When Vikas Plakkot and Neha Sahu started an NGO called Just for Kicks (JFK), it was to develop values and life skills through football. “Everyone Plays” is JFK’s motto. “We are working in over 120 low-income schools with more than 1,000 kids across Mumbai, Pune, Bangalore and Hyderabad. While it is about football, the kids learn as they play — that you win some and you lose some. We believe sport teaches them to handle stress and emotions, and breaks down barriers of gender, community, class and caste.”

JFK organises inter-school football tournaments called School Football Championships. Like most Indians, Plakkot, 26, studied engineering. But he knew that was not his calling. He believes that sports taught him a lot more than a school or college education did and so he used it as an aid when he began to teach underprivileged children. “Kids barely spoke to each other. All that changed with football, and along with fun, there was camaraderie and teamwork. Potential dropouts began coming to school because of the football. We realised that the children needed a third place beyond home and school, where they can be themselves. What was an experiment took off and grew organically till starting JFK was the natural thing to do,” says Plakkot. He and Sahu, a graduate of New York University, now have eight fulltime employees and 25 coaches (Certified by All India Football Federation) who set goals for their wards. JFK works with affluent schools with a programme called Soccer Connections for which it charges a fee. “Ours is a resource-intensive programme. We have to kit out our kids and I realise CSR in sports is not very popular. So we need a source of income in order to keep our social enterprise going.”

Another person who sees sports as a great metaphor for life is Anirban Ghosh, 30, who runs an NGO called Khel Khel Mein (KKM). Ghosh is an engineer who worked in the corporate world for six years.

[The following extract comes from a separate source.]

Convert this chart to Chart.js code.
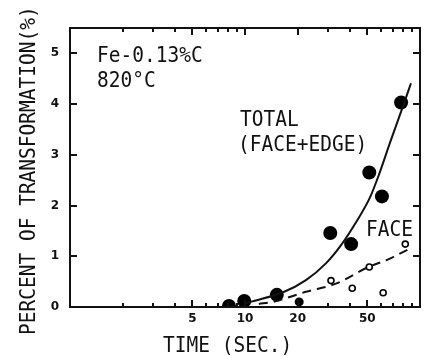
<!DOCTYPE html>
<html>
<head>
<meta charset="utf-8">
<script src="https://cdn.jsdelivr.net/npm/chart.js@4.4.1/dist/chart.umd.min.js"></script>
<style>
  html, body { margin: 0; padding: 0; background: #fff; }
  #wrap { width: 428px; height: 356px; }
</style>
</head>
<body>
<div id="wrap"><canvas id="c" width="428" height="356"></canvas></div>
<script>
// ---- data ----
const totalX = [8.1, 9.9, 15.2, 30.7, 40.4, 51.3, 60.6, 78];
const totalY = [0.02, 0.12, 0.24, 1.46, 1.24, 2.65, 2.18, 4.03];
const faceX = [31, 41, 51.3, 61.6, 82.4];
const faceY = [0.52, 0.37, 0.79, 0.28, 1.24];
const faceDotX = [20.4];
const faceDotY = [0.1];
const totalCurveX = [10, 10.7, 16.5, 22.3, 29.0, 35.4, 43.1, 51.8, 58.3, 67.4, 80.0, 88.8];
const totalCurveY = [0.07, 0.10, 0.29, 0.53, 0.86, 1.22, 1.67, 2.16, 2.61, 3.24, 3.96, 4.41];
const faceCurveX = [12, 14.4, 22.3, 33.1, 50.2, 66.8, 90.8];
const faceCurveY = [0.06, 0.10, 0.30, 0.46, 0.78, 0.95, 1.18];
const xTickValues = [5, 10, 20, 50];
const xTickLabels = ['5', '10', '20', '50'];
const xMinorTicks = [2, 3, 4, 6, 7, 8, 9, 30, 40, 60, 70, 80, 90];
const yTickValues = [0, 1, 2, 3, 4, 5];
const yTickLabels = ['0', '1', '2', '3', '4', '5'];
const xTitle = 'TIME (SEC.)';
const yTitle = 'PERCENT OF TRANSFORMATION(%)';
const noteLines = ['Fe-0.13%C', '820°C'];
const totalLabel = ['TOTAL', '(FACE+EDGE)'];
const faceLabel = 'FACE';

const zip = (xs, ys) => xs.map((x, i) => ({ x: x, y: ys[i] }));

const MONO = '"DejaVu Sans Mono", monospace';

function stretchedText(ctx, text, x, y, size, rot) {
  ctx.save();
  ctx.translate(x, y);
  if (rot) ctx.rotate(rot);
  ctx.scale(1, 1.1);
  ctx.font = size + 'px ' + MONO;
  ctx.fillStyle = '#111';
  ctx.textAlign = 'left';
  ctx.textBaseline = 'alphabetic';
  ctx.fillText(text, 0, 0);
  ctx.restore();
}

const framePlugin = {
  id: 'frame',
  beforeDraw(chart) {
    const ctx = chart.ctx;
    ctx.save();
    ctx.fillStyle = '#fff';
    ctx.fillRect(0, 0, chart.width, chart.height);
    ctx.restore();
  },
  afterDraw(chart) {
    const ctx = chart.ctx;
    const a = chart.chartArea;
    const xs = chart.scales.x, ys = chart.scales.y;
    ctx.save();
    ctx.setLineDash([]);
    ctx.strokeStyle = '#111';
    ctx.fillStyle = '#111';
    ctx.lineWidth = 2;
    ctx.strokeRect(a.left, a.top, a.right - a.left, a.bottom - a.top);
    yTickValues.forEach(v => {
      const p = Math.round(ys.getPixelForValue(v));
      ctx.fillRect(a.left, p - 1, 7, 2);
      ctx.fillRect(a.right - 7, p - 1, 7, 2);
    });
    const drawX = (v, len) => {
      const p = Math.round(xs.getPixelForValue(v));
      ctx.fillRect(p - 1, a.bottom - len, 2, len);
      ctx.fillRect(p - 1, a.top, 2, len);
    };
    xTickValues.forEach(v => drawX(v, 7));
    xMinorTicks.forEach(v => drawX(v, 4));
    ctx.restore();

    // text annotations
    stretchedText(ctx, noteLines[0], 97, 62, 19.5);
    stretchedText(ctx, noteLines[1], 97, 87, 19.5);
    stretchedText(ctx, totalLabel[0], 240, 126, 19.5);
    stretchedText(ctx, totalLabel[1], 238, 151, 19.5);
    stretchedText(ctx, faceLabel, 366, 236, 19.5);
    stretchedText(ctx, xTitle, 163, 352, 19.5);
    stretchedText(ctx, yTitle, 35, 335, 19.5, -Math.PI / 2);
  }
};

new Chart(document.getElementById('c'), {
  type: 'scatter',
  data: {
    datasets: [
      {
        label: 'TOTAL fit',
        data: zip(totalCurveX, totalCurveY),
        showLine: true,
        borderColor: '#111',
        borderWidth: 2,
        pointRadius: 0,
        cubicInterpolationMode: 'monotone',
        fill: false
      },
      {
        label: 'FACE fit',
        data: zip(faceCurveX, faceCurveY),
        showLine: true,
        borderColor: '#111',
        borderWidth: 2,
        borderDash: [9, 6],
        pointRadius: 0,
        cubicInterpolationMode: 'monotone',
        fill: false
      },
      {
        label: 'TOTAL (FACE+EDGE)',
        data: zip(totalX, totalY),
        pointRadius: 7,
        pointBackgroundColor: '#000',
        pointBorderColor: '#000',
        pointBorderWidth: 0
      },
      {
        label: 'FACE',
        data: zip(faceX, faceY),
        pointRadius: 3,
        pointBackgroundColor: '#fff',
        pointBorderColor: '#000',
        pointBorderWidth: 1.6
      },
      {
        label: 'FACE (small)',
        data: zip(faceDotX, faceDotY),
        pointRadius: 4.5,
        pointBackgroundColor: '#000',
        pointBorderColor: '#000',
        pointBorderWidth: 0
      }
    ]
  },
  options: {
    responsive: false,
    animation: false,
    devicePixelRatio: 1,
    layout: { padding: { top: 28, right: 8, left: 0, bottom: 0 } },
    plugins: { legend: { display: false }, tooltip: { enabled: false } },
    scales: {
      x: {
        type: 'logarithmic',
        min: 1,
        max: 100,
        grid: { display: false, drawTicks: false, tickLength: 0 },
        border: { display: false },
        afterBuildTicks: s => { s.ticks = xTickValues.map(v => ({ value: v })); },
        afterFit: s => { s.height = 49; },
        ticks: {
          autoSkip: false,
          maxRotation: 0,
          padding: 5,
          color: '#111',
          font: { family: 'DejaVu Sans', weight: 'bold', size: 12 },
          callback: v => { const i = xTickValues.indexOf(v); return i >= 0 ? xTickLabels[i] : ''; }
        }
      },
      y: {
        type: 'linear',
        min: 0,
        max: 5.5,
        grid: { display: false, drawTicks: false, tickLength: 0 },
        border: { display: false },
        afterBuildTicks: s => { s.ticks = yTickValues.map(v => ({ value: v })); },
        afterFit: s => { s.width = 70; },
        ticks: {
          padding: 11,
          color: '#111',
          font: { family: 'DejaVu Sans', weight: 'bold', size: 12 },
          callback: v => { const i = yTickValues.indexOf(v); return i >= 0 ? yTickLabels[i] : ''; }
        }
      }
    }
  },
  plugins: [framePlugin]
});
</script>
</body>
</html>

But KKM was his calling and today it mentors 6,000 children across Delhi. “We believe in holistic education through sports,” he says. KKM also works with youngsters in low-income areas and encourages them to organise sporting activities.

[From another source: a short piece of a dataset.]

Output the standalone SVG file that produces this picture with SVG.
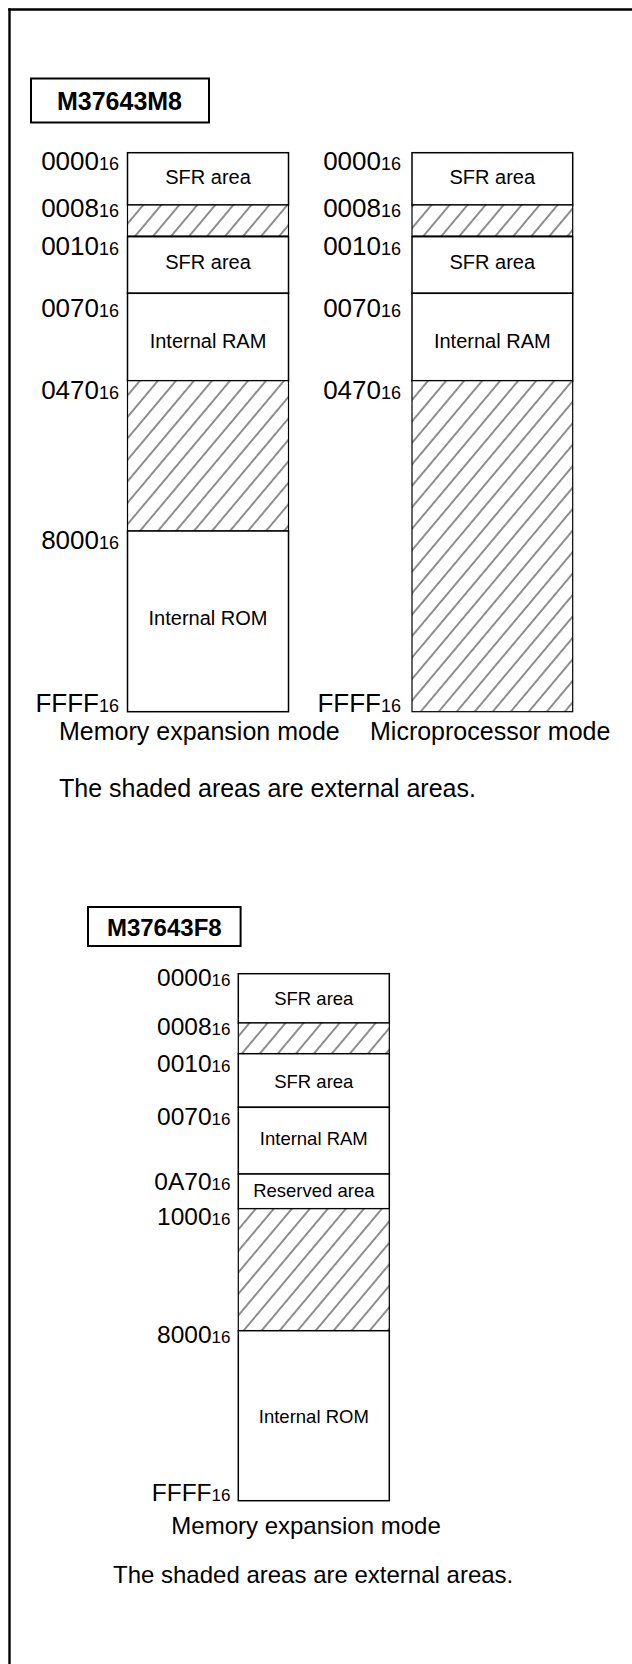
<svg xmlns="http://www.w3.org/2000/svg" width="632" height="1664" viewBox="0 0 632 1664">
<style>
  text { font-family: "Liberation Sans", Arial, sans-serif; fill: #000; }
  .frame { stroke: #000; stroke-width: 2.4; fill: none; }
  .title { fill: #fff; stroke: #000; stroke-width: 2; }
  .ttl { font-weight: bold; text-anchor: middle; }
  .box { fill: #fff; stroke: #000; stroke-width: 1.5; }
  .hat { fill: url(#hatch); stroke: #000; stroke-width: 1.2; }
  .addrA { font-size: 26px; text-anchor: end; }
  .addrB { font-size: 24.5px; text-anchor: end; }
  .inA { font-size: 20px; text-anchor: middle; }
  .inB { font-size: 18.5px; text-anchor: middle; }
  .capA { font-size: 25px; }
  .capB { font-size: 24px; }
</style>
<defs>
  <pattern id="hatch" patternUnits="userSpaceOnUse" width="10" height="13.8" patternTransform="rotate(-50)">
    <rect width="10" height="13.8" fill="#fff"/>
    <line x1="-1" y1="6.9" x2="11" y2="6.9" stroke="#333" stroke-width="1.1"/>
  </pattern>
</defs>

<g id="frame">
  <line class="frame" x1="8.3" y1="9.5" x2="632" y2="9.5"/>
  <line class="frame" x1="9.5" y1="8.3" x2="9.5" y2="1664"/>
</g>

<!-- ===== M37643M8 ===== -->
<g id="title-m8">
  <rect class="title" x="31" y="78.5" width="178" height="44"/>
  <text class="ttl" x="119.5" y="110" font-size="25">M37643M8</text>
</g>

<g id="m8-expansion">
  <g id="m8e-sfr1">
    <rect class="box" x="127.5" y="152.7" width="161" height="52.3"/>
    <text class="inA" x="208" y="184.3">SFR area</text>
  </g>
  <g id="m8e-ext1">
    <rect class="hat" x="127.5" y="205" width="161" height="31"/>
  </g>
  <g id="m8e-sfr2">
    <rect class="box" x="127.5" y="236.7" width="161" height="56.6"/>
    <text class="inA" x="208" y="269.3">SFR area</text>
  </g>
  <g id="m8e-ram">
    <rect class="box" x="127.5" y="293.3" width="161" height="87.4"/>
    <text class="inA" x="208" y="347.7">Internal RAM</text>
  </g>
  <g id="m8e-ext2">
    <rect class="hat" x="127.5" y="380.7" width="161" height="150.3"/>
  </g>
  <g id="m8e-rom">
    <rect class="box" x="127.5" y="531" width="161" height="180.7"/>
    <text class="inA" x="208" y="625">Internal ROM</text>
  </g>
  <g id="m8e-addr">
    <text class="addrA" x="119" y="170">0000<tspan font-size="18">16</tspan></text>
    <text class="addrA" x="119" y="217.3">0008<tspan font-size="18">16</tspan></text>
    <text class="addrA" x="119" y="255">0010<tspan font-size="18">16</tspan></text>
    <text class="addrA" x="119" y="317.3">0070<tspan font-size="18">16</tspan></text>
    <text class="addrA" x="119" y="399.3">0470<tspan font-size="18">16</tspan></text>
    <text class="addrA" x="119" y="549.3">8000<tspan font-size="18">16</tspan></text>
    <text class="addrA" x="119" y="712.3">FFFF<tspan font-size="18">16</tspan></text>
  </g>
  <text class="capA" x="59" y="740">Memory expansion mode</text>
</g>

<g id="m8-microprocessor">
  <g id="m8m-sfr1">
    <rect class="box" x="412" y="152.7" width="160.7" height="52.3"/>
    <text class="inA" x="492.3" y="184.3">SFR area</text>
  </g>
  <g id="m8m-ext1">
    <rect class="hat" x="412" y="205" width="160.7" height="31"/>
  </g>
  <g id="m8m-sfr2">
    <rect class="box" x="412" y="236.7" width="160.7" height="56.6"/>
    <text class="inA" x="492.3" y="269.3">SFR area</text>
  </g>
  <g id="m8m-ram">
    <rect class="box" x="412" y="293.3" width="160.7" height="87.4"/>
    <text class="inA" x="492.3" y="347.7">Internal RAM</text>
  </g>
  <g id="m8m-ext2">
    <rect class="hat" x="412" y="380.7" width="160.7" height="331"/>
  </g>
  <g id="m8m-addr">
    <text class="addrA" x="401" y="170">0000<tspan font-size="18">16</tspan></text>
    <text class="addrA" x="401" y="217.3">0008<tspan font-size="18">16</tspan></text>
    <text class="addrA" x="401" y="255">0010<tspan font-size="18">16</tspan></text>
    <text class="addrA" x="401" y="317.3">0070<tspan font-size="18">16</tspan></text>
    <text class="addrA" x="401" y="399.3">0470<tspan font-size="18">16</tspan></text>
    <text class="addrA" x="401" y="712.3">FFFF<tspan font-size="18">16</tspan></text>
  </g>
  <text class="capA" x="370" y="740">Microprocessor mode</text>
</g>

<g id="note-m8">
  <text class="capA" x="59" y="797">The shaded areas are external areas.</text>
</g>

<!-- ===== M37643F8 ===== -->
<g id="title-f8">
  <rect class="title" x="88" y="907" width="152.6" height="39"/>
  <text class="ttl" x="164.3" y="935.5" font-size="24">M37643F8</text>
</g>

<g id="f8-expansion">
  <g id="f8-sfr1">
    <rect class="box" x="238.3" y="973.7" width="151" height="49.3"/>
    <text class="inB" x="313.8" y="1005">SFR area</text>
  </g>
  <g id="f8-ext1">
    <rect class="hat" x="238.3" y="1023" width="151" height="30.7"/>
  </g>
  <g id="f8-sfr2">
    <rect class="box" x="238.3" y="1053.7" width="151" height="53.6"/>
    <text class="inB" x="313.8" y="1088.3">SFR area</text>
  </g>
  <g id="f8-ram">
    <rect class="box" x="238.3" y="1107.3" width="151" height="66.7"/>
    <text class="inB" x="313.8" y="1145">Internal RAM</text>
  </g>
  <g id="f8-reserved">
    <rect class="box" x="238.3" y="1174" width="151" height="34.7"/>
    <text class="inB" x="313.8" y="1197.3">Reserved area</text>
  </g>
  <g id="f8-ext2">
    <rect class="hat" x="238.3" y="1208.7" width="151" height="122"/>
  </g>
  <g id="f8-rom">
    <rect class="box" x="238.3" y="1330.7" width="151" height="170"/>
    <text class="inB" x="313.8" y="1423.3">Internal ROM</text>
  </g>
  <g id="f8-addr">
    <text class="addrB" x="230.5" y="986">0000<tspan font-size="17">16</tspan></text>
    <text class="addrB" x="230.5" y="1035">0008<tspan font-size="17">16</tspan></text>
    <text class="addrB" x="230.5" y="1072">0010<tspan font-size="17">16</tspan></text>
    <text class="addrB" x="230.5" y="1124.5">0070<tspan font-size="17">16</tspan></text>
    <text class="addrB" x="230.5" y="1189.5">0A70<tspan font-size="17">16</tspan></text>
    <text class="addrB" x="230.5" y="1225.3">1000<tspan font-size="17">16</tspan></text>
    <text class="addrB" x="230.5" y="1343.3">8000<tspan font-size="17">16</tspan></text>
    <text class="addrB" x="230.5" y="1501">FFFF<tspan font-size="17">16</tspan></text>
  </g>
  <text class="capB" x="171.3" y="1534">Memory expansion mode</text>
</g>

<g id="note-f8">
  <text class="capB" x="113" y="1583.3">The shaded areas are external areas.</text>
</g>
</svg>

“About 60 per cent of the kids who make up the teams are girls,” says Ghosh. KKM is now working with a rural Buddhist school in Kishtwar. “We teach the kids about fair play and teamwork through sports. We design sports curriculum and training capsules. Emotional intelligence is our focus; not many think of that inside classrooms,” he says. And no, he is not making anywhere near the salary he once drew in the corporate world, he laughs.

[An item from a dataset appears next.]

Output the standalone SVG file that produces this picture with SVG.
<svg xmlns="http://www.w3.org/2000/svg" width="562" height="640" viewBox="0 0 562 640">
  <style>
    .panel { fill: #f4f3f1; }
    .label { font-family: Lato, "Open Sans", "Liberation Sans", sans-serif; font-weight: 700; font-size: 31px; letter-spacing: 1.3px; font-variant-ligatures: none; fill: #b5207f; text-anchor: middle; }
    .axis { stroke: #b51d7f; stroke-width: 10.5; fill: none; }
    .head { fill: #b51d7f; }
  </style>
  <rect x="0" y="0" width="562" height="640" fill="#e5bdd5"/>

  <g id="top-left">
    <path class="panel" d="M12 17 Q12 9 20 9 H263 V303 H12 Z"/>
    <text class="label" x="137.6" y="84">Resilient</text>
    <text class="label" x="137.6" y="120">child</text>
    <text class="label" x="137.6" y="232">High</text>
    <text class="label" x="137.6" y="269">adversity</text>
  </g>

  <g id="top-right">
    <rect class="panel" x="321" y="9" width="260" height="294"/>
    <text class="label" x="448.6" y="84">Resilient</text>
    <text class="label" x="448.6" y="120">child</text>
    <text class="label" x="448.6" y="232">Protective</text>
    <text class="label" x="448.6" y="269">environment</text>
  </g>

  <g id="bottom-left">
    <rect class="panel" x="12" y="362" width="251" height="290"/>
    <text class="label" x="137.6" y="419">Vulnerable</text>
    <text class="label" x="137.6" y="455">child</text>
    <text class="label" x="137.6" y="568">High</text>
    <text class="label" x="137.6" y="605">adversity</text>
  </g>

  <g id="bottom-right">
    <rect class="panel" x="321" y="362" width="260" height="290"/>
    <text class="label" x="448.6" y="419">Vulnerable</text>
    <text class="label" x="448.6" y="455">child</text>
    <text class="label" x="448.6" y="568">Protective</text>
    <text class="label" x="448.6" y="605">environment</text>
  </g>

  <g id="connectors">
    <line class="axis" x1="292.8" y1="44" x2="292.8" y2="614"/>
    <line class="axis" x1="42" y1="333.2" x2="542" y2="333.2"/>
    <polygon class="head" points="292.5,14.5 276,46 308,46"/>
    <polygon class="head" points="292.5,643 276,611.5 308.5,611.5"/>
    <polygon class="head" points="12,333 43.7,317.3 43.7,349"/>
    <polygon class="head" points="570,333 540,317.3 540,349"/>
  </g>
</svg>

Soumya Jain, 30, is also a former engineer who held a plum job. He gave it up to start the I Teach movement in Pune. “We want to start a chain of affordable secondary schools for the poorest of our nation’s children,” he says. As he points out, although the Right to Education grants free and compulsory education for all children from 6 to 14 years of age, only a few make it to the higher classes.

What motivates these people? Says Jain, “It came to a point when I could not read India-related news without feeling an enormous sense of guilt. I wanted to contribute in some way and teaching seemed to offer that chance. I want to bring the entrepreneurial spirit and efficiency of the private sector to education.”

He quietly adds, “I want to serve my country.”

Shaheen Mistry who founded Teach For India believes that this movement, besides teaching children, is also committed to building, in parallel, a force of leaders who will demonstrate, inspire and catalyse systemic change - until the day comes when all children across India attain an excellent education. She says: “Teach For India Fellows take small real steps each day towards the daunting vision of eliminating educational inequity. They make three commitments: to start by changing themselves, to work collectively and to never lose sight of how precious every child is. Our Fellows are multipliers. In the Fellowship they impact a limited number of kids, beyond that they think bigger.

Thirty per cent of India’s population is below the age of 14 with 12 million young adults joining the workforce every year. However, only 48 per cent of 5th grade children can read a grade two text. Thirty two per cent of grade two children cannot recognize numbers and 50 per cent of grade five children cannot do basic subtraction (Aser Report 2014).